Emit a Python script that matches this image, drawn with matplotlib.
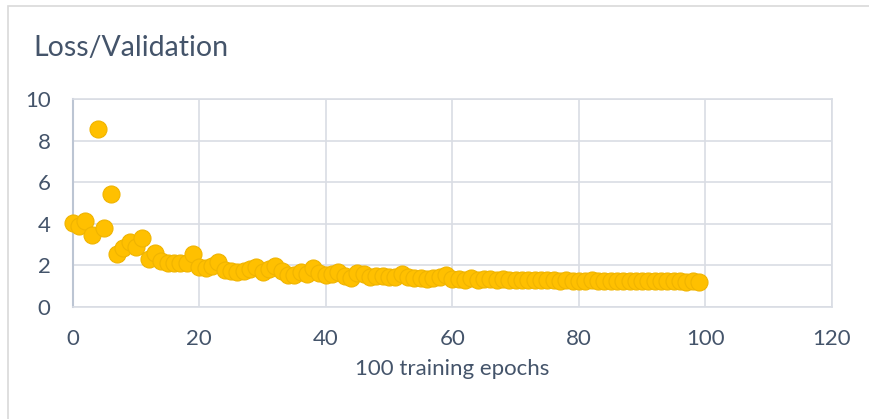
import matplotlib
matplotlib.use("Agg")
import matplotlib.pyplot as plt
from matplotlib.patches import Rectangle

plt.rcParams['font.family'] = ['Lato', 'DejaVu Sans']

TEXT = '#44546A'
GRID = '#D9DDE4'
GOLD = '#FFC000'

# validation loss after each of the 100 epochs
epochs = list(range(100))
loss = [
    4.02, 3.89, 4.15, 3.46, 8.56, 3.78, 5.43, 2.55, 2.82, 3.14,
    2.90, 3.32, 2.29, 2.58, 2.21, 2.13, 2.13, 2.13, 2.12, 2.55,
    1.94, 1.86, 1.97, 2.18, 1.78, 1.75, 1.70, 1.73, 1.81, 1.91,
    1.67, 1.81, 1.97, 1.75, 1.54, 1.54, 1.70, 1.59, 1.86, 1.62,
    1.52, 1.57, 1.70, 1.49, 1.41, 1.65, 1.57, 1.46, 1.51, 1.51,
    1.44, 1.46, 1.57, 1.46, 1.38, 1.38, 1.35, 1.38, 1.43, 1.54,
    1.33, 1.36, 1.32, 1.38, 1.31, 1.33, 1.34, 1.30, 1.33, 1.31,
    1.30, 1.31, 1.29, 1.30, 1.28, 1.29, 1.28, 1.27, 1.28, 1.27,
    1.27, 1.26, 1.28, 1.27, 1.26, 1.25, 1.27, 1.25, 1.25, 1.24,
    1.25, 1.24, 1.24, 1.23, 1.24, 1.23, 1.23, 1.22, 1.23, 1.22,
]
x_ticks = [0, 20, 40, 60, 80, 100, 120]
y_ticks = [0, 2, 4, 6, 8, 10]

fig = plt.figure(figsize=(8.7, 4.19), dpi=100)
ax = fig.add_axes([0.0836, 0.2673, 0.8727, 0.4964])

# chart frame
fig.patches.append(Rectangle((8 / 870, -0.2), 1.2, 1.2 - 6 / 419,
                             transform=fig.transFigure, fill=False,
                             edgecolor='#D9D9D9', linewidth=1.2))

ax.scatter(epochs, loss, s=150, color=GOLD, edgecolor='#F0B400',
           linewidth=0.8, zorder=3, clip_on=False)

ax.set_xlim(0, 120)
ax.set_ylim(0, 10)
ax.set_xticks(x_ticks)
ax.set_yticks(y_ticks)
ax.grid(True, color=GRID, linewidth=1.2)
ax.set_axisbelow(True)
for side in ['top', 'right', 'bottom']:
    ax.spines[side].set_color(GRID)
    ax.spines[side].set_linewidth(1.2)
ax.spines['left'].set_color('#BCC5D3')
ax.spines['left'].set_linewidth(1.5)
ax.tick_params(length=0, labelsize=16, labelcolor=TEXT)
ax.tick_params(axis='x', pad=16)
ax.tick_params(axis='y', pad=16)

ax.set_xlabel('100 training epochs', fontsize=16, color=TEXT, labelpad=7)
fig.text(33 / 870, 1 - 48 / 419, 'Loss/Validation', fontsize=20.5,
         color=TEXT, ha='left', va='center')

fig.savefig('out.png', dpi=100)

▶ **Task goal**
Pictures excluded, repeat exactly the lines from the top of the material through the line with "edgecolor='#D9D9D9', linewidth=1.2))", including both of those lines.

▶ **Right answer**
Emit a Python script that matches this image, drawn with matplotlib.
import matplotlib
matplotlib.use("Agg")
import matplotlib.pyplot as plt
from matplotlib.patches import Rectangle

plt.rcParams['font.family'] = ['Lato', 'DejaVu Sans']

TEXT = '#44546A'
GRID = '#D9DDE4'
GOLD = '#FFC000'

# validation loss after each of the 100 epochs
epochs = list(range(100))
loss = [
    4.02, 3.89, 4.15, 3.46, 8.56, 3.78, 5.43, 2.55, 2.82, 3.14,
    2.90, 3.32, 2.29, 2.58, 2.21, 2.13, 2.13, 2.13, 2.12, 2.55,
    1.94, 1.86, 1.97, 2.18, 1.78, 1.75, 1.70, 1.73, 1.81, 1.91,
    1.67, 1.81, 1.97, 1.75, 1.54, 1.54, 1.70, 1.59, 1.86, 1.62,
    1.52, 1.57, 1.70, 1.49, 1.41, 1.65, 1.57, 1.46, 1.51, 1.51,
    1.44, 1.46, 1.57, 1.46, 1.38, 1.38, 1.35, 1.38, 1.43, 1.54,
    1.33, 1.36, 1.32, 1.38, 1.31, 1.33, 1.34, 1.30, 1.33, 1.31,
    1.30, 1.31, 1.29, 1.30, 1.28, 1.29, 1.28, 1.27, 1.28, 1.27,
    1.27, 1.26, 1.28, 1.27, 1.26, 1.25, 1.27, 1.25, 1.25, 1.24,
    1.25, 1.24, 1.24, 1.23, 1.24, 1.23, 1.23, 1.22, 1.23, 1.22,
]
x_ticks = [0, 20, 40, 60, 80, 100, 120]
y_ticks = [0, 2, 4, 6, 8, 10]

fig = plt.figure(figsize=(8.7, 4.19), dpi=100)
ax = fig.add_axes([0.0836, 0.2673, 0.8727, 0.4964])

# chart frame
fig.patches.append(Rectangle((8 / 870, -0.2), 1.2, 1.2 - 6 / 419,
                             transform=fig.transFigure, fill=False,
                             edgecolor='#D9D9D9', linewidth=1.2))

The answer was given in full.